### STATED TASK
Copy the data that follows, character for character, minus the pictures.

### RECORDED INFORMATION

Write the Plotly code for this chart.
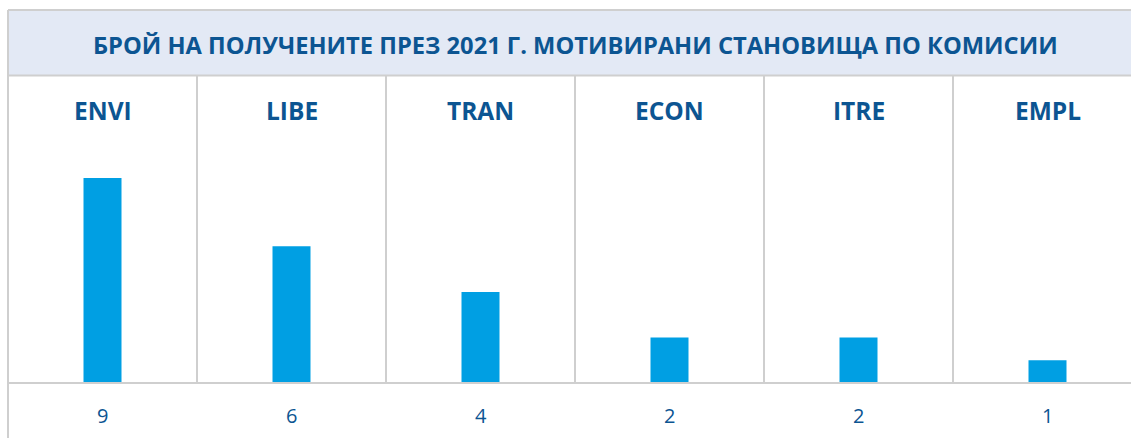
import plotly.graph_objects as go

# data
committees = ["ENVI", "LIBE", "TRAN", "ECON", "ITRE", "EMPL"]
opinions = [9, 6, 4, 2, 2, 1]
title_text = "БРОЙ НА ПОЛУЧЕНИТЕ ПРЕЗ 2021 Г. МОТИВИРАНИ СТАНОВИЩА ПО КОМИСИИ"

W, H = 1131, 438
LEFT = 8          # left border, px
COL_W = 189       # column width, px
BASE = 383        # baseline, px from top
PX_PER_UNIT = 22.78

BAR_COLOR = "#009fe3"
TEXT_COLOR = "#0c5592"
GRID = "#cfcfcf"
BAND = "#e3e9f5"

x_pos = list(range(len(committees)))
x_range = [-0.5 - LEFT / COL_W, (W - LEFT) / COL_W - 0.5]
y_range = [-(H - BASE) / PX_PER_UNIT, BASE / PX_PER_UNIT]


def py(px):
    # pixel from top -> paper y
    return 1 - px / H


fig = go.Figure(
    go.Bar(
        x=x_pos,
        y=opinions,
        width=38 / COL_W,
        marker=dict(color=BAR_COLOR, line=dict(width=0)),
        hoverinfo="skip",
    )
)

shapes = [
    # title band
    dict(type="rect", xref="x", yref="paper", x0=-0.5, x1=x_range[1] + 1,
         y0=py(75), y1=py(10), fillcolor=BAND, line=dict(width=0), layer="below"),
    dict(type="line", xref="x", yref="paper", x0=-0.5, x1=x_range[1] + 1, y0=py(10), y1=py(10),
         line=dict(color=GRID, width=2)),
    dict(type="line", xref="x", yref="paper", x0=-0.5, x1=x_range[1] + 1, y0=py(75.5), y1=py(75.5),
         line=dict(color=GRID, width=2)),
    # left border
    dict(type="line", xref="x", yref="paper", x0=-0.5, x1=-0.5, y0=0, y1=py(10),
         line=dict(color=GRID, width=2)),
    # baseline
    dict(type="line", xref="x", yref="y", x0=-0.5, x1=x_range[1] + 1, y0=0, y1=0,
         line=dict(color=GRID, width=2)),
]
for i in range(1, len(committees)):
    shapes.append(dict(type="line", xref="x", yref="paper", x0=i - 0.5, x1=i - 0.5,
                       y0=py(BASE), y1=py(75), line=dict(color=GRID, width=2)))

annotations = [
    dict(text=f"<b>{title_text}</b>", xref="x", yref="paper", x=2.5, y=py(45),
         showarrow=False, font=dict(family="Open Sans", size=23.7, color=TEXT_COLOR),
         xanchor="center", yanchor="middle"),
]
for x, name, val in zip(x_pos, committees, opinions):
    annotations.append(dict(text=f"<b>{name}</b>", xref="x", yref="paper", x=x, y=py(110),
                            showarrow=False, font=dict(family="Open Sans", size=24.5, color=TEXT_COLOR),
                            xanchor="center", yanchor="middle"))
    annotations.append(dict(text=str(val), xref="x", yref="paper", x=x, y=py(415),
                            showarrow=False, font=dict(family="Open Sans", size=20, color=TEXT_COLOR),
                            xanchor="center", yanchor="middle"))

fig.update_layout(
    width=W,
    height=H,
    margin=dict(l=0, r=0, t=0, b=0),
    paper_bgcolor="white",
    plot_bgcolor="white",
    showlegend=False,
    xaxis=dict(range=x_range, visible=False, fixedrange=True),
    yaxis=dict(range=y_range, visible=False, fixedrange=True),
    shapes=shapes,
    annotations=annotations,
)

fig.write_html(
    "out.html",
    config={"displayModeBar": False},
    post_script="document.body.style.margin='0'; document.body.style.overflow='hidden';",
)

### ANSWER IN FULL
Write the Plotly code for this chart.
import plotly.graph_objects as go

# data
committees = ["ENVI", "LIBE", "TRAN", "ECON", "ITRE", "EMPL"]
opinions = [9, 6, 4, 2, 2, 1]
title_text = "БРОЙ НА ПОЛУЧЕНИТЕ ПРЕЗ 2021 Г. МОТИВИРАНИ СТАНОВИЩА ПО КОМИСИИ"

W, H = 1131, 438
LEFT = 8          # left border, px
COL_W = 189       # column width, px
BASE = 383        # baseline, px from top
PX_PER_UNIT = 22.78

BAR_COLOR = "#009fe3"
TEXT_COLOR = "#0c5592"
GRID = "#cfcfcf"
BAND = "#e3e9f5"

x_pos = list(range(len(committees)))
x_range = [-0.5 - LEFT / COL_W, (W - LEFT) / COL_W - 0.5]
y_range = [-(H - BASE) / PX_PER_UNIT, BASE / PX_PER_UNIT]


def py(px):
    # pixel from top -> paper y
    return 1 - px / H


fig = go.Figure(
    go.Bar(
        x=x_pos,
        y=opinions,
        width=38 / COL_W,
        marker=dict(color=BAR_COLOR, line=dict(width=0)),
        hoverinfo="skip",
    )
)

shapes = [
    # title band
    dict(type="rect", xref="x", yref="paper", x0=-0.5, x1=x_range[1] + 1,
         y0=py(75), y1=py(10), fillcolor=BAND, line=dict(width=0), layer="below"),
    dict(type="line", xref="x", yref="paper", x0=-0.5, x1=x_range[1] + 1, y0=py(10), y1=py(10),
         line=dict(color=GRID, width=2)),
    dict(type="line", xref="x", yref="paper", x0=-0.5, x1=x_range[1] + 1, y0=py(75.5), y1=py(75.5),
         line=dict(color=GRID, width=2)),
    # left border
    dict(type="line", xref="x", yref="paper", x0=-0.5, x1=-0.5, y0=0, y1=py(10),
         line=dict(color=GRID, width=2)),
    # baseline
    dict(type="line", xref="x", yref="y", x0=-0.5, x1=x_range[1] + 1, y0=0, y1=0,
         line=dict(color=GRID, width=2)),
]
for i in range(1, len(committees)):
    shapes.append(dict(type="line", xref="x", yref="paper", x0=i - 0.5, x1=i - 0.5,
                       y0=py(BASE), y1=py(75), line=dict(color=GRID, width=2)))

annotations = [
    dict(text=f"<b>{title_text}</b>", xref="x", yref="paper", x=2.5, y=py(45),
         showarrow=False, font=dict(family="Open Sans", size=23.7, color=TEXT_COLOR),
         xanchor="center", yanchor="middle"),
]
for x, name, val in zip(x_pos, committees, opinions):
    annotations.append(dict(text=f"<b>{name}</b>", xref="x", yref="paper", x=x, y=py(110),
                            showarrow=False, font=dict(family="Open Sans", size=24.5, color=TEXT_COLOR),
                            xanchor="center", yanchor="middle"))
    annotations.append(dict(text=str(val), xref="x", yref="paper", x=x, y=py(415),
                            showarrow=False, font=dict(family="Open Sans", size=20, color=TEXT_COLOR),
                            xanchor="center", yanchor="middle"))

fig.update_layout(
    width=W,
    height=H,
    margin=dict(l=0, r=0, t=0, b=0),
    paper_bgcolor="white",
    plot_bgcolor="white",
    showlegend=False,
    xaxis=dict(range=x_range, visible=False, fixedrange=True),
    yaxis=dict(range=y_range, visible=False, fixedrange=True),
    shapes=shapes,
    annotations=annotations,
)

fig.write_html(
    "out.html",
    config={"displayModeBar": False},
    post_script="document.body.style.margin='0'; document.body.style.overflow='hidden';",
)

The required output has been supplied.